Information supplied ::
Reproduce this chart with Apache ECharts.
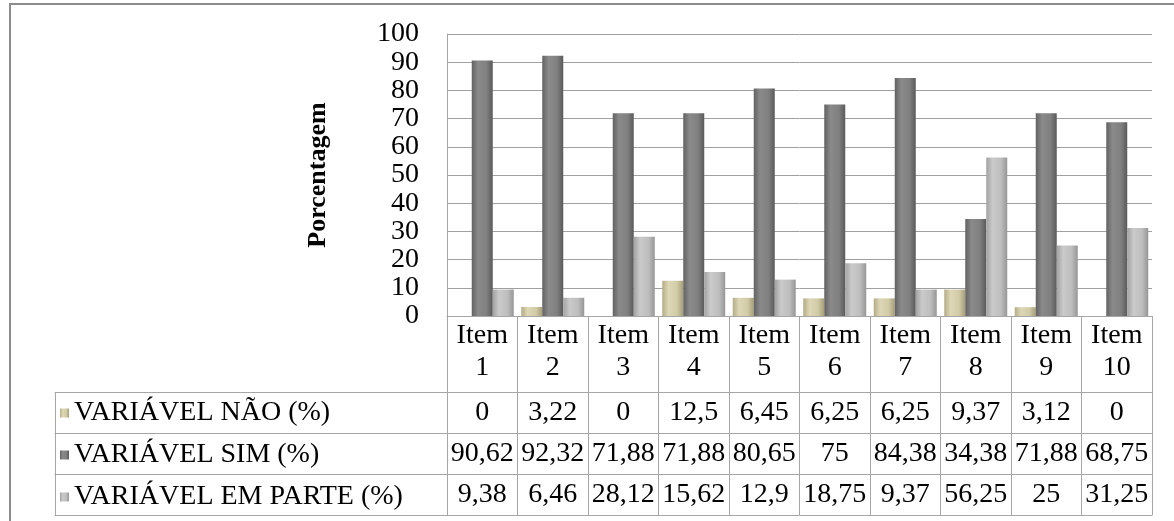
<!DOCTYPE html>
<html>
<head>
<meta charset="utf-8">
<script src="https://cdn.jsdelivr.net/npm/echarts@6/dist/echarts.min.js"></script>
<style>
  html, body { margin: 0; padding: 0; background: #fff; }
  #chart { width: 1174px; height: 521px; }
</style>
</head>
<body>
<div id="chart"></div>
<script>
// categorias e valores (%)
var categorias = ['Item 1', 'Item 2', 'Item 3', 'Item 4', 'Item 5', 'Item 6', 'Item 7', 'Item 8', 'Item 9', 'Item 10'];
var nomesSeries = ['VARIÁVEL NÃO (%)', 'VARIÁVEL SIM (%)', 'VARIÁVEL EM PARTE (%)'];
var valoresNao = [0, 3.22, 0, 12.5, 6.45, 6.25, 6.25, 9.37, 3.12, 0];
var valoresSim = [90.62, 92.32, 71.88, 71.88, 80.65, 75, 84.38, 34.38, 71.88, 68.75];
var valoresEmParte = [9.38, 6.46, 28.12, 15.62, 12.9, 18.75, 9.37, 56.25, 25, 31.25];
var ticksY = [0, 10, 20, 30, 40, 50, 60, 70, 80, 90, 100];

var fonte = '"Liberation Serif", "Times New Roman", serif';
var corLinha = '#a6a6a6';
var tamFonte = 28;

function grad(c0, c1, c2, c3) {
  return {
    type: 'linear', x: 0, y: 0, x2: 1, y2: 0,
    colorStops: [
      { offset: 0, color: c0 }, { offset: 0.3, color: c1 },
      { offset: 0.7, color: c2 }, { offset: 1, color: c3 }
    ]
  };
}
var cores = [
  grad('#b3ac86', '#ddd7b6', '#d2cba7', '#a59e78'),
  grad('#626262', '#8a8a8a', '#808080', '#5a5a5a'),
  grad('#a2a2a2', '#cacaca', '#bebebe', '#969696')
];
var valores = [valoresNao, valoresSim, valoresEmParte];

function fmt(v) { return String(v).replace('.', ','); }

// linhas da tabela de dados (eixos extras)
function eixoLinha(grid, offset, dados, tick, rotulo) {
  return {
    type: 'category', gridIndex: grid, position: 'bottom', offset: offset,
    data: dados,
    axisLine: { show: true, onZero: false, lineStyle: { color: corLinha, width: 1 } },
    axisTick: { show: tick > 0, length: tick, interval: 0, lineStyle: { color: corLinha, width: 1 } },
    axisLabel: rotulo ? {
      show: true, interval: 0, margin: 7, color: '#000',
      fontFamily: fonte, fontSize: tamFonte, lineHeight: 27,
      formatter: rotulo
    } : { show: false },
    splitLine: { show: false }
  };
}

var eixosX = [{
  type: 'category', gridIndex: 0, position: 'bottom',
  data: categorias,
  axisLine: { show: true, onZero: false, lineStyle: { color: corLinha, width: 1 } },
  axisTick: { show: true, length: 76, interval: 0, lineStyle: { color: corLinha, width: 1 } },
  axisLabel: {
    interval: 0, margin: 4, color: '#000', fontFamily: fonte,
    fontSize: tamFonte, lineHeight: 32,
    formatter: function (v) { return v.replace(' ', '\n'); }
  }
}];
for (var r = 0; r < 3; r++) {
  (function (arr) {
    eixosX.push(eixoLinha(0, 76 + r * 41, categorias, 41, function (v, i) { return fmt(arr[i]); }));
  })(valores[r]);
}
eixosX.push(eixoLinha(0, 199, categorias, 0, null));
// coluna da legenda
for (var k = 0; k < 3; k++) eixosX.push(eixoLinha(1, 76 + k * 41, [''], 41, null));
eixosX.push(eixoLinha(1, 199, [''], 0, null));

var series = nomesSeries.map(function (nome, i) {
  return {
    name: nome, type: 'bar', xAxisIndex: 0, yAxisIndex: 0,
    data: valores[i], barWidth: 21, barGap: '0%',
    itemStyle: { color: cores[i] }
  };
});

var chart = echarts.init(document.getElementById('chart'));
chart.setOption({
  backgroundColor: '#fff',
  animation: false,
  textStyle: { fontFamily: fonte },
  grid: [
    { left: 447, right: 22, top: 34, bottom: 205 },
    { left: 55, width: 392, top: 34, bottom: 205 }
  ],
  legend: {
    orient: 'vertical', left: 60, top: 399, padding: 0,
    itemGap: 14, itemWidth: 9, itemHeight: 9, icon: 'rect',
    data: nomesSeries,
    textStyle: { color: '#000', fontFamily: fonte, fontSize: tamFonte, lineHeight: 27 }
  },
  xAxis: eixosX,
  yAxis: [{
    type: 'value', gridIndex: 0, min: ticksY[0], max: ticksY[ticksY.length - 1], interval: 10,
    name: 'Porcentagem', nameLocation: 'middle', nameGap: 116, nameRotate: 90,
    nameTextStyle: { color: '#000', fontFamily: fonte, fontSize: 26, fontWeight: 'bold' },
    axisLine: { show: true, lineStyle: { color: corLinha, width: 1 } },
    axisTick: { show: false },
    axisLabel: { color: '#000', fontFamily: fonte, fontSize: tamFonte, margin: 28 },
    splitLine: { show: true, lineStyle: { color: '#a0a0a0', width: 1 } }
  }, {
    type: 'value', gridIndex: 1, show: false
  }],
  graphic: [{
    type: 'rect', silent: true,
    shape: { x: 10, y: 4, width: 1300, height: 600 },
    style: { fill: 'none', stroke: '#8c8c8c', lineWidth: 2 }
  }],
  series: series
});
</script>
</body>
</html>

Written problem :: Without including any picture, repeat the data exactly.

Reply to the task ::
Reproduce this chart with Apache ECharts.
<!DOCTYPE html>
<html>
<head>
<meta charset="utf-8">
<script src="https://cdn.jsdelivr.net/npm/echarts@6/dist/echarts.min.js"></script>
<style>
  html, body { margin: 0; padding: 0; background: #fff; }
  #chart { width: 1174px; height: 521px; }
</style>
</head>
<body>
<div id="chart"></div>
<script>
// categorias e valores (%)
var categorias = ['Item 1', 'Item 2', 'Item 3', 'Item 4', 'Item 5', 'Item 6', 'Item 7', 'Item 8', 'Item 9', 'Item 10'];
var nomesSeries = ['VARIÁVEL NÃO (%)', 'VARIÁVEL SIM (%)', 'VARIÁVEL EM PARTE (%)'];
var valoresNao = [0, 3.22, 0, 12.5, 6.45, 6.25, 6.25, 9.37, 3.12, 0];
var valoresSim = [90.62, 92.32, 71.88, 71.88, 80.65, 75, 84.38, 34.38, 71.88, 68.75];
var valoresEmParte = [9.38, 6.46, 28.12, 15.62, 12.9, 18.75, 9.37, 56.25, 25, 31.25];
var ticksY = [0, 10, 20, 30, 40, 50, 60, 70, 80, 90, 100];

var fonte = '"Liberation Serif", "Times New Roman", serif';
var corLinha = '#a6a6a6';
var tamFonte = 28;

function grad(c0, c1, c2, c3) {
  return {
    type: 'linear', x: 0, y: 0, x2: 1, y2: 0,
    colorStops: [
      { offset: 0, color: c0 }, { offset: 0.3, color: c1 },
      { offset: 0.7, color: c2 }, { offset: 1, color: c3 }
    ]
  };
}
var cores = [
  grad('#b3ac86', '#ddd7b6', '#d2cba7', '#a59e78'),
  grad('#626262', '#8a8a8a', '#808080', '#5a5a5a'),
  grad('#a2a2a2', '#cacaca', '#bebebe', '#969696')
];
var valores = [valoresNao, valoresSim, valoresEmParte];

function fmt(v) { return String(v).replace('.', ','); }

// linhas da tabela de dados (eixos extras)
function eixoLinha(grid, offset, dados, tick, rotulo) {
  return {
    type: 'category', gridIndex: grid, position: 'bottom', offset: offset,
    data: dados,
    axisLine: { show: true, onZero: false, lineStyle: { color: corLinha, width: 1 } },
    axisTick: { show: tick > 0, length: tick, interval: 0, lineStyle: { color: corLinha, width: 1 } },
    axisLabel: rotulo ? {
      show: true, interval: 0, margin: 7, color: '#000',
      fontFamily: fonte, fontSize: tamFonte, lineHeight: 27,
      formatter: rotulo
    } : { show: false },
    splitLine: { show: false }
  };
}

var eixosX = [{
  type: 'category', gridIndex: 0, position: 'bottom',
  data: categorias,
  axisLine: { show: true, onZero: false, lineStyle: { color: corLinha, width: 1 } },
  axisTick: { show: true, length: 76, interval: 0, lineStyle: { color: corLinha, width: 1 } },
  axisLabel: {
    interval: 0, margin: 4, color: '#000', fontFamily: fonte,
    fontSize: tamFonte, lineHeight: 32,
    formatter: function (v) { return v.replace(' ', '\n'); }
  }
}];
for (var r = 0; r < 3; r++) {
  (function (arr) {
    eixosX.push(eixoLinha(0, 76 + r * 41, categorias, 41, function (v, i) { return fmt(arr[i]); }));
  })(valores[r]);
}
eixosX.push(eixoLinha(0, 199, categorias, 0, null));
// coluna da legenda
for (var k = 0; k < 3; k++) eixosX.push(eixoLinha(1, 76 + k * 41, [''], 41, null));
eixosX.push(eixoLinha(1, 199, [''], 0, null));

var series = nomesSeries.map(function (nome, i) {
  return {
    name: nome, type: 'bar', xAxisIndex: 0, yAxisIndex: 0,
    data: valores[i], barWidth: 21, barGap: '0%',
    itemStyle: { color: cores[i] }
  };
});

var chart = echarts.init(document.getElementById('chart'));
chart.setOption({
  backgroundColor: '#fff',
  animation: false,
  textStyle: { fontFamily: fonte },
  grid: [
    { left: 447, right: 22, top: 34, bottom: 205 },
    { left: 55, width: 392, top: 34, bottom: 205 }
  ],
  legend: {
    orient: 'vertical', left: 60, top: 399, padding: 0,
    itemGap: 14, itemWidth: 9, itemHeight: 9, icon: 'rect',
    data: nomesSeries,
    textStyle: { color: '#000', fontFamily: fonte, fontSize: tamFonte, lineHeight: 27 }
  },
  xAxis: eixosX,
  yAxis: [{
    type: 'value', gridIndex: 0, min: ticksY[0], max: ticksY[ticksY.length - 1], interval: 10,
    name: 'Porcentagem', nameLocation: 'middle', nameGap: 116, nameRotate: 90,
    nameTextStyle: { color: '#000', fontFamily: fonte, fontSize: 26, fontWeight: 'bold' },
    axisLine: { show: true, lineStyle: { color: corLinha, width: 1 } },
    axisTick: { show: false },
    axisLabel: { color: '#000', fontFamily: fonte, fontSize: tamFonte, margin: 28 },
    splitLine: { show: true, lineStyle: { color: '#a0a0a0', width: 1 } }
  }, {
    type: 'value', gridIndex: 1, show: false
  }],
  graphic: [{
    type: 'rect', silent: true,
    shape: { x: 10, y: 4, width: 1300, height: 600 },
    style: { fill: 'none', stroke: '#8c8c8c', lineWidth: 2 }
  }],
  series: series
});
</script>
</body>
</html>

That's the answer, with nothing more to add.